The saddest part is that the music itself is what suffers from this toxic energy. It has done nothing but selflessly give to our world and society, yet certain types of people use it wrongly and as a way to judge their self-made dick measuring contests at “the late night sessions” across the world. Again, my intention here is not to simply rag on this community but rather, make the point that the music itself is not and never will be the problem. Ultimately, I began to get out of my post-college funk when Adam O’Farrill asked me to play on his commission at the Jazz Gallery in 2017. This was my jazz gallery debut which was a big deal for me since it was somewhere I always wanted to play. Being a part of his project reminded my how good it felt to be able to be myself musically and still be appreciated for that alone. Since then, I’ve improved my mental health and lifestyle tremendously, leading to a plethora of new and fulfilling opportunities.
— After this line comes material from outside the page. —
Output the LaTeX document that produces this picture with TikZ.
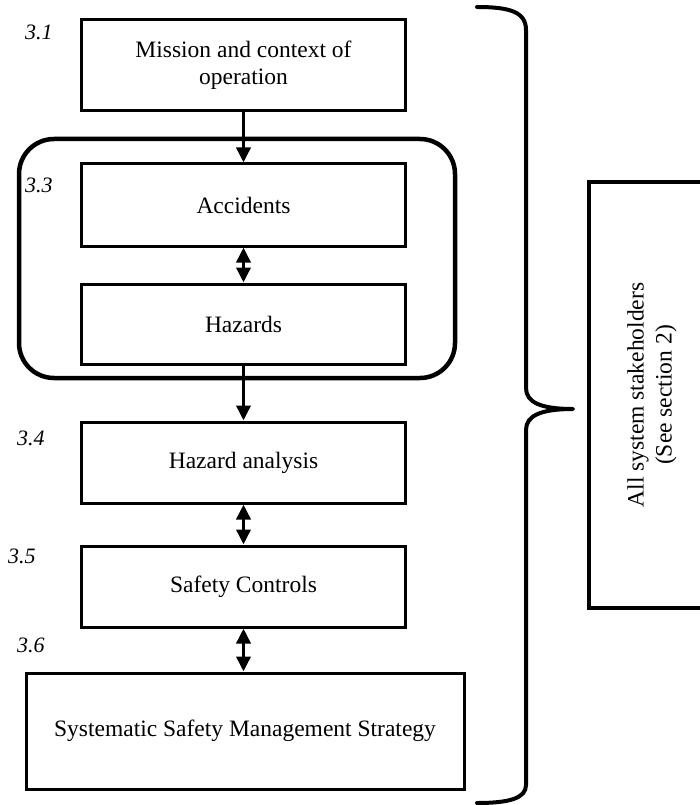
\documentclass[tikz,border=0pt]{standalone}
\usepackage{fontspec}
\setmainfont{Liberation Serif}
\usetikzlibrary{arrows.meta}
\begin{document}
\begin{tikzpicture}[x=1pt,y=-1pt,
  box/.style={draw, line width=3pt, minimum width=324pt, inner sep=0pt, align=center,
    font=\fontsize{23.5}{27}\selectfont},
  lab/.style={anchor=base west, inner sep=0pt, font=\fontsize{22}{24}\selectfont\itshape},
  tip/.style={Triangle[length=15pt,width=14pt]},
  arr/.style={line width=3.5pt, -{Triangle[length=15pt,width=14pt]}},
  darr/.style={line width=3.5pt, {Triangle[length=15pt,width=14pt]}-{Triangle[length=15pt,width=14pt]}},
  bracestyle/.style={line width=4pt, line cap=round, line join=round}]
\useasboundingbox (0,0) rectangle (700,805);
\clip (0,0) rectangle (700,805);

% group around accidents / hazards
\node[draw, line width=4.5pt, rounded corners=35pt, minimum width=436pt, minimum height=239pt, inner sep=0pt] (grp) at (237,258.5) {};

% main boxes
\node[box, minimum height=91pt] (mis) at (243.5,65.5) {Mission and context of\\operation};
\node[box, minimum height=82pt] (acc) at (243.5,205) {Accidents};
\node[box, minimum height=80pt] (haz) at (243.5,324) {Hazards};
\node[box, minimum height=81pt] (ha) at (243.5,462.5) {Hazard analysis};
\node[box, minimum height=81pt] (sc) at (243.5,586.5) {Safety Controls};
\node[box, minimum width=438pt, minimum height=116pt] (ssm) at (245,731) {Systematic Safety Management Strategy};

% section labels
\node[lab] (l31) at (25,40) {3.1};
\node[lab] (l33) at (25,193) {3.3};
\node[lab] (l34) at (17,445) {3.4};
\node[lab] (l35) at (8,563) {3.5};
\node[lab] (l36) at (17,652) {3.6};

% connectors
\draw[arr] (mis.south) -- (acc.north);
\draw[darr] (acc.south) -- (haz.north);
\draw[arr] (haz.south) -- (ha.north);
\draw[darr] (ha.south) -- (sc.north);
\draw[darr] (sc.south) -- (sc.south |- ssm.north);

% stakeholders box
\node[draw, line width=4pt, rotate=90, minimum width=426pt, minimum height=126pt, inner sep=0pt,
  align=center, font=\fontsize{23.5}{28}\selectfont] (stk) at (652,395)
  {All system stakeholders\\(See section 2)};

% brace
\draw[bracestyle] (477,7) .. controls (510,7) and (526,12) .. (526,30)
  -- (526,388) .. controls (526,402) and (540,409) .. (573,409)
  .. controls (540,409) and (526,416) .. (526,430)
  -- (526,785) .. controls (526,798) and (510,803) .. (477,803);
\end{tikzpicture}
\end{document}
In a meaningful artistic situation, there’s nothing wrong with expressing yourself aggressively or in a “masculine” way. People of all genders, sexual orientations and ethnicities do this all the time and it’s often totally appropriate and still respectful to the music. The problem appears when people who particularly enjoy that style of playing put other musicians who don’t sound like that below those who do. It’s even more problematic when musicians who play that way all the time, shame their peers and students for not wanting to sound the same way. Though far less common, there are also people who are so obsessed with “tasteful” and “melodic” aesthetics that anyone who decides to “go for it” immediately becomes “masturbatory” or “tasteless” in their musical approach. I’ve personally found myself caught in between the two for my entire musical career. This idea of “Caught in between the two” seems to be the theme of my identity in general. As a biracial child I was always considered “So Asian” by my american friends and “So American” by my asian friends never really caring to find an answer yet feeling like I needed to. This is one of the main reasons I identify so strongly with the bass clarinet. It’s different than a saxophone, yet people outside the classical world generally don’t think of it as a clarinet either. This also goes hand in hand with my gender identity. I’m biologically male, use he/him/his pronouns enjoy action movies and videogames, but for the most part always lean femme. I’ve always felt bad about gender-exclusivity in social situations. Terms like “bro time” and “girls night” both give me a ridiculous amount of anxiety because I’d rather bro-out with most of my female friends than random dudes but I also don’t wanna be excluded from something just because “I’m a dude.” I prefer being me; a bass clarinetist who’s “Barely a Dude” surrounded by people who see me as my own person without the labels of asian, male, female, saxophonist or otherwise.
This performance (and hopefully future project) will reflect all the facets of myself I wish to share with loved ones, friends (present and future), and the rest of the world full of other people like me that are always navigating binaries. It showcases music that speaks to my girliest tastes and fulfills my needs as a dude.